Control These Water Divers With Your Mind...

Key Concepts

• Cartesian Diver: A classic science experiment demonstrating the principles of buoyancy, density, and gas laws.
• Buoyancy: The upward force exerted by a fluid that opposes the weight of an immersed object.
• Compressibility of Gases: The property of gases (like air) to decrease in volume under pressure.
• Density: The mass per unit volume of a substance; the diver sinks when its overall density exceeds that of the surrounding water.

The Mechanics of the Cartesian Diver

The Cartesian diver operates on the principle of changing the density of an object relative to the water it is submerged in. By applying external pressure to a sealed bottle, the user forces water into the air-filled straw, increasing the diver's mass without significantly changing its volume. This increase in mass increases the overall density of the diver, causing it to sink.

Step-by-Step Construction Process

To build the diver, follow these specific steps:

1. Straw Preparation: Take a "bendy" straw and fold the end over to create a U-shape.
2. Trimming: Use scissors to cut the straw to the desired length. The length of the straw determines the sensitivity of the diver to pressure; shorter or longer lengths will alter how much force is required to make it sink.
3. Adding Mass: Attach a paper clip to the straw to hold the fold in place. Add additional paper clips as needed to provide the necessary mass to keep the diver upright and neutrally buoyant.
4. Assembly: Place the straw-and-clip assembly into a water-filled bottle and seal the cap tightly.

Scientific Principles and Observations

• The Role of Air: The straw floats initially because of the air trapped inside it. Air is highly compressible, whereas water is essentially incompressible.
• Pressure Application: When the bottle is squeezed, the pressure is transmitted through the water (Pascal’s Law). This pressure compresses the air bubble inside the straw.
• Density Shift: As the air bubble compresses, more water enters the straw. This increases the mass of the diver. Because the volume of the diver remains relatively constant while the mass increases, the density of the diver becomes greater than the density of the water, causing it to sink.
• Reversibility: When the pressure on the bottle is released, the compressed air inside the straw expands, pushing the excess water out. This decreases the diver's mass, lowers its density, and causes it to rise back to the surface.

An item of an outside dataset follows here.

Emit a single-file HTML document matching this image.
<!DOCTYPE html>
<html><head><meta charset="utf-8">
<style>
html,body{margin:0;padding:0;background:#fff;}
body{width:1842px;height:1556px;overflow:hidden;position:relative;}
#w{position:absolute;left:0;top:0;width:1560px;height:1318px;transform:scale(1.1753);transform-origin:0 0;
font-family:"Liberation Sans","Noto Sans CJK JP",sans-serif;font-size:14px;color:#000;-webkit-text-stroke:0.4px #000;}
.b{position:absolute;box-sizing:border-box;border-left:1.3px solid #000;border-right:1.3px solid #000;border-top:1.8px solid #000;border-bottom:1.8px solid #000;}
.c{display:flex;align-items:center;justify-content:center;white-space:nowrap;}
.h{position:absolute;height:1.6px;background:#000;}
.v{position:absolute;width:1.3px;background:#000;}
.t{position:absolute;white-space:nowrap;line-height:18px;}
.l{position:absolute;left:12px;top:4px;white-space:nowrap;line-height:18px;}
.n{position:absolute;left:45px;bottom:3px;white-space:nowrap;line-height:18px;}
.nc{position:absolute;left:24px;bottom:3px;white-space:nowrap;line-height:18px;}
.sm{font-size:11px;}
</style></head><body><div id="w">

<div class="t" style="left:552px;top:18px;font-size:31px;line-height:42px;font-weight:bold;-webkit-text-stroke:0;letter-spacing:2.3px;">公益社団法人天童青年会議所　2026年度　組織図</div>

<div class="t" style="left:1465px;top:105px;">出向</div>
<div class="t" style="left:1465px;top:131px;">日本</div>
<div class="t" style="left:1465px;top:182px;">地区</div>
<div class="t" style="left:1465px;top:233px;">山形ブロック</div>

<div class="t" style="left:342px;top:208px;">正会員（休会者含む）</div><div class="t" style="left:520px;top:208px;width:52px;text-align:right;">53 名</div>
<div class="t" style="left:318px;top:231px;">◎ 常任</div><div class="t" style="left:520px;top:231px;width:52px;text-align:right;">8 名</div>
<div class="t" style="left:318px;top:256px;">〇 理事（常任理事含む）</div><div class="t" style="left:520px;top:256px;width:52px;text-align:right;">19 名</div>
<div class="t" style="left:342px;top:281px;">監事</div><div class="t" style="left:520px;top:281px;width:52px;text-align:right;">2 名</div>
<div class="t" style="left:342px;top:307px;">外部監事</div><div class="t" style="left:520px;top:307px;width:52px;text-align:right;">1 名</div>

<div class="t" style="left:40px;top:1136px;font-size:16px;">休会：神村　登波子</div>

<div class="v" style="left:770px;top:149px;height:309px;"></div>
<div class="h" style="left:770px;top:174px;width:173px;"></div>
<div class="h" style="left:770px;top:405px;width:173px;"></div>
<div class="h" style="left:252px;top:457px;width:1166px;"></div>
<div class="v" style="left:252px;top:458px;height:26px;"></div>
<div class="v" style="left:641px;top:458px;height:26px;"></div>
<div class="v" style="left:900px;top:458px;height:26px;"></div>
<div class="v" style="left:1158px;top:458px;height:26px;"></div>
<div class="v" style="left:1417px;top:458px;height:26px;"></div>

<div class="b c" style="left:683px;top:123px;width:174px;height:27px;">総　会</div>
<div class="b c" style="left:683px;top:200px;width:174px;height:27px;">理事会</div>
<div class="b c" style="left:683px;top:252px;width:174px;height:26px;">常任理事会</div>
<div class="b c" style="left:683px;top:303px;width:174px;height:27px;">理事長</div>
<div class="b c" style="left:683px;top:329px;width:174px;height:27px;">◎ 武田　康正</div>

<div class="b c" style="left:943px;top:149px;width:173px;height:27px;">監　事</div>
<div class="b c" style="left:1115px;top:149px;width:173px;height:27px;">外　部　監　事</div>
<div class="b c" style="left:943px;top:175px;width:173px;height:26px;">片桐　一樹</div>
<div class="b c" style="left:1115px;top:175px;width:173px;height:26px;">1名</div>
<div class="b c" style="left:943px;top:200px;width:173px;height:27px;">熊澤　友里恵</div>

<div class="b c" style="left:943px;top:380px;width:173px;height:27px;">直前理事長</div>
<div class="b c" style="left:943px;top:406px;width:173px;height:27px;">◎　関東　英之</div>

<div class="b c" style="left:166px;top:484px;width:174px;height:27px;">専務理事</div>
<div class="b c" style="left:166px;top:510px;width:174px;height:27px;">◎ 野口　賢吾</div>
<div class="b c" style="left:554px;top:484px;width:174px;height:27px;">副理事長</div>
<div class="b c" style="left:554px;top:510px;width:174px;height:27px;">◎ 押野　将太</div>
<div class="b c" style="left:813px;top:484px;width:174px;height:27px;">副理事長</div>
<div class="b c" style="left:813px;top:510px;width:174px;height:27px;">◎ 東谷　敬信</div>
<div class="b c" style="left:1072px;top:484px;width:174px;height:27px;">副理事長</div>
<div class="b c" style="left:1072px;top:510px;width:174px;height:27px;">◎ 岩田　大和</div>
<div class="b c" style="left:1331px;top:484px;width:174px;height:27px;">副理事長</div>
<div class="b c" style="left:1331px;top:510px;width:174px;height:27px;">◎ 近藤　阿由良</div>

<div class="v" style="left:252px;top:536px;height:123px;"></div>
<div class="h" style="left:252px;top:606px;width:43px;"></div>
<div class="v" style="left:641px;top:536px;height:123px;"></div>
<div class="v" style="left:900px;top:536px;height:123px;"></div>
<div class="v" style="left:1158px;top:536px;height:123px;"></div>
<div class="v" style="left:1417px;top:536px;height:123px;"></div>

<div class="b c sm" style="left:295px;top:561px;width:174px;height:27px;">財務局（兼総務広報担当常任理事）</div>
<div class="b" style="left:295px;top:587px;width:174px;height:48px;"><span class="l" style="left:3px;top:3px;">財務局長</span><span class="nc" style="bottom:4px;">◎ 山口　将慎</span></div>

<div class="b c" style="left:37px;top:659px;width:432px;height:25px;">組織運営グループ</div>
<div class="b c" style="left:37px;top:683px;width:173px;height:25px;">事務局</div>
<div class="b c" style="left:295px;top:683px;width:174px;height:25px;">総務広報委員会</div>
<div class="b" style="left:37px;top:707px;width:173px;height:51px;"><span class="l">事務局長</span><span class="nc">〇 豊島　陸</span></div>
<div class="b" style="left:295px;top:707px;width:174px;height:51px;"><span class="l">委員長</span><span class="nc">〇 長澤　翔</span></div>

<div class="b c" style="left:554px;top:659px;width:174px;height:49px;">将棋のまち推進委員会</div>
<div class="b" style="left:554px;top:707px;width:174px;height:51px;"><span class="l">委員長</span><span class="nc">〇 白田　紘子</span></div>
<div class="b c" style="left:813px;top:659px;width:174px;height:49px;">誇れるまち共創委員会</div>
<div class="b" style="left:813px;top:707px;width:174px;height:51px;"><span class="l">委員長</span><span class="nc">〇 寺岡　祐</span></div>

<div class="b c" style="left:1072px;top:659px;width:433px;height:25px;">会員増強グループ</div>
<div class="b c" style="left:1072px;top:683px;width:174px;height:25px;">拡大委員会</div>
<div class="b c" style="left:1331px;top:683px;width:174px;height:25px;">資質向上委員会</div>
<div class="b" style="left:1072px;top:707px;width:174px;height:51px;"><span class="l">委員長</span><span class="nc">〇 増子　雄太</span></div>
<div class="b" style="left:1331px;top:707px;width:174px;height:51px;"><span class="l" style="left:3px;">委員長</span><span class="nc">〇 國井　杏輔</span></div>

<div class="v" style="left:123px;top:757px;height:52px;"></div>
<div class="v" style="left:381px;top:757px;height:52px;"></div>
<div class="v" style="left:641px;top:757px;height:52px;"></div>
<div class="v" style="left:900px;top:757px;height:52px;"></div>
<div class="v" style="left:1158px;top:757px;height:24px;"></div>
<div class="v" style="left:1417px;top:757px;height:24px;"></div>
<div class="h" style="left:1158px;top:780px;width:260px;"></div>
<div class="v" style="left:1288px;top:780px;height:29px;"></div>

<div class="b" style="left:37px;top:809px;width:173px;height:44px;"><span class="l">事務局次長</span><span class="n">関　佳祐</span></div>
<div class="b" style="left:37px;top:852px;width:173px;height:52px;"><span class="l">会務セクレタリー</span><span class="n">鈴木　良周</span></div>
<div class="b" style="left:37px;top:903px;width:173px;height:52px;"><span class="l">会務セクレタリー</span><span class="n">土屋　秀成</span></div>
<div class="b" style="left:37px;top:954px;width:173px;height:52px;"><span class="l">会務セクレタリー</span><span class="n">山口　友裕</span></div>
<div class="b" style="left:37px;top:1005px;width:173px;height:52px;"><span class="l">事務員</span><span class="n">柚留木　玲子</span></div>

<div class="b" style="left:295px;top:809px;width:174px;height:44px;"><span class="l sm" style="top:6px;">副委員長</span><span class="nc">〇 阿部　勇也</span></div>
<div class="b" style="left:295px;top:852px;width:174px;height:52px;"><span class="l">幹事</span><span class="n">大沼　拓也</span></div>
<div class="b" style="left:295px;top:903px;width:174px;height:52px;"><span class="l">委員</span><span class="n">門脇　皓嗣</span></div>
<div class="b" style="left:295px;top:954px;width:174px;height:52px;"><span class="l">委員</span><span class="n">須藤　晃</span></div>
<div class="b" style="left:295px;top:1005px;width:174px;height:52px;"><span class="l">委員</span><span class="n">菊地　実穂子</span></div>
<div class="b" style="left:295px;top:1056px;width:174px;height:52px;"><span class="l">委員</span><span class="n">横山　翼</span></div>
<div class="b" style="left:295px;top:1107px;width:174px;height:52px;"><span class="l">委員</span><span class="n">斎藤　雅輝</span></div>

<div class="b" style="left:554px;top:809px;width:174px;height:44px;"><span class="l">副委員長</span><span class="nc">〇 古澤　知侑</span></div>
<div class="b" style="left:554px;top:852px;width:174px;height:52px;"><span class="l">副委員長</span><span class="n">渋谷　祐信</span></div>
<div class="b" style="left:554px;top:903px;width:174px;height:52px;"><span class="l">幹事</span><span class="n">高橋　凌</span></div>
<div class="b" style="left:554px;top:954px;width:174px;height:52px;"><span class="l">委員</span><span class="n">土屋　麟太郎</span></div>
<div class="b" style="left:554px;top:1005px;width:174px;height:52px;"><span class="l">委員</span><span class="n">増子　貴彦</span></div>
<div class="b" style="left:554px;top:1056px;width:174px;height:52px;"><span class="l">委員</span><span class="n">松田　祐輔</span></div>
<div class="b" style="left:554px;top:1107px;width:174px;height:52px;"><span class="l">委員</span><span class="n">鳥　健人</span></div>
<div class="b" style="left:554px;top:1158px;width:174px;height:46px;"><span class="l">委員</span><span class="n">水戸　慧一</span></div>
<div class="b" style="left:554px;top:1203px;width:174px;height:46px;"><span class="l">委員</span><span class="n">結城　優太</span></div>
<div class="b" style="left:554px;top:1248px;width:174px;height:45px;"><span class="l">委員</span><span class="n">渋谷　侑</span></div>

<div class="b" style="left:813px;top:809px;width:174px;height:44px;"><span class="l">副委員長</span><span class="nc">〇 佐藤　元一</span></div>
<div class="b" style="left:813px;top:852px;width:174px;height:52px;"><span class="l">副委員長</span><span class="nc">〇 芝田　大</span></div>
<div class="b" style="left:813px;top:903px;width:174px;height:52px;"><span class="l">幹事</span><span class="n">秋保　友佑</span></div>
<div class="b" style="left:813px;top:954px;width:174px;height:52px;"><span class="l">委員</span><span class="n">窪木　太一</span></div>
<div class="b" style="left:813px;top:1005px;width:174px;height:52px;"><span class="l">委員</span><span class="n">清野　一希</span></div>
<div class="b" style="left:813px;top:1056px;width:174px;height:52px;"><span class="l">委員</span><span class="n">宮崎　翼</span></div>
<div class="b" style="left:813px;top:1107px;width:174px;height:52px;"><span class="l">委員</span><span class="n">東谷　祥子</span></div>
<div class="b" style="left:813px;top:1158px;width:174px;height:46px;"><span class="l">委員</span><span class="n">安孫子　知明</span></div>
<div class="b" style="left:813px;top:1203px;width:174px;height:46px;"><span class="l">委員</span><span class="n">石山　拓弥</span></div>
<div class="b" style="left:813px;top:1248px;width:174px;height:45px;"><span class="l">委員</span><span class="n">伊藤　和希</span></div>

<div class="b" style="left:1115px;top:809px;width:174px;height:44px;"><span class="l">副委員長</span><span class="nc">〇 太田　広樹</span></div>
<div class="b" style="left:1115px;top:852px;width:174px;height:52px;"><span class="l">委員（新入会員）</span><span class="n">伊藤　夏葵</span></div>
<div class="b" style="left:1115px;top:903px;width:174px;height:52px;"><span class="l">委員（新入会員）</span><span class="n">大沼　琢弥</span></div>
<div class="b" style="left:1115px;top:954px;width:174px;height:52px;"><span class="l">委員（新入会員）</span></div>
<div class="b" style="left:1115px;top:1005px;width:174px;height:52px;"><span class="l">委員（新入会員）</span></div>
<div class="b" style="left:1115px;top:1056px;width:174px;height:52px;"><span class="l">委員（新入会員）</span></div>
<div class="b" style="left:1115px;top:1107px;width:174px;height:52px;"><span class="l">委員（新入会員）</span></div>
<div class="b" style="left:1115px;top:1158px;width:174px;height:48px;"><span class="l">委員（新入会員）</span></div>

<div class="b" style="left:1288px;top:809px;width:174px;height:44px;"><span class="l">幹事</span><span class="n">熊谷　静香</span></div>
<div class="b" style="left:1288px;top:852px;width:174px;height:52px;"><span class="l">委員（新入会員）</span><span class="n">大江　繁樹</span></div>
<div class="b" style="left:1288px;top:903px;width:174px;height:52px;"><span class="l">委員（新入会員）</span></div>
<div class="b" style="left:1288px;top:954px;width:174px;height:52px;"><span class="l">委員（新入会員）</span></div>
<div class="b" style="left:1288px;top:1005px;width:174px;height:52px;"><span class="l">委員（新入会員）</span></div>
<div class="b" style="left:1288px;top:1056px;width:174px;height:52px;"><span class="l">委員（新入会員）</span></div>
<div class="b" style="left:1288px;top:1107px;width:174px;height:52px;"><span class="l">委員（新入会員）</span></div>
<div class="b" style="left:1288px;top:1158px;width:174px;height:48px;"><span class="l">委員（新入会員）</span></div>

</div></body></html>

Practical Application and Experimentation

The video emphasizes that the experiment is highly customizable. By adjusting the number of paper clips or the length of the straw, one can fine-tune the "diver" to respond to different levels of pressure. The presenter notes, "Anything worth doing is worth overdoing," suggesting that users can create multiple divers within a single bottle to observe how variations in construction affect their individual buoyancy and response times.

Conclusion

The Cartesian diver is a simple yet effective demonstration of fluid dynamics. By manipulating the volume of air trapped within a straw, one can visually demonstrate how pressure affects density and buoyancy. The experiment serves as a practical, hands-on tool for understanding how submarines and other buoyant objects control their depth by managing their internal mass and displacement.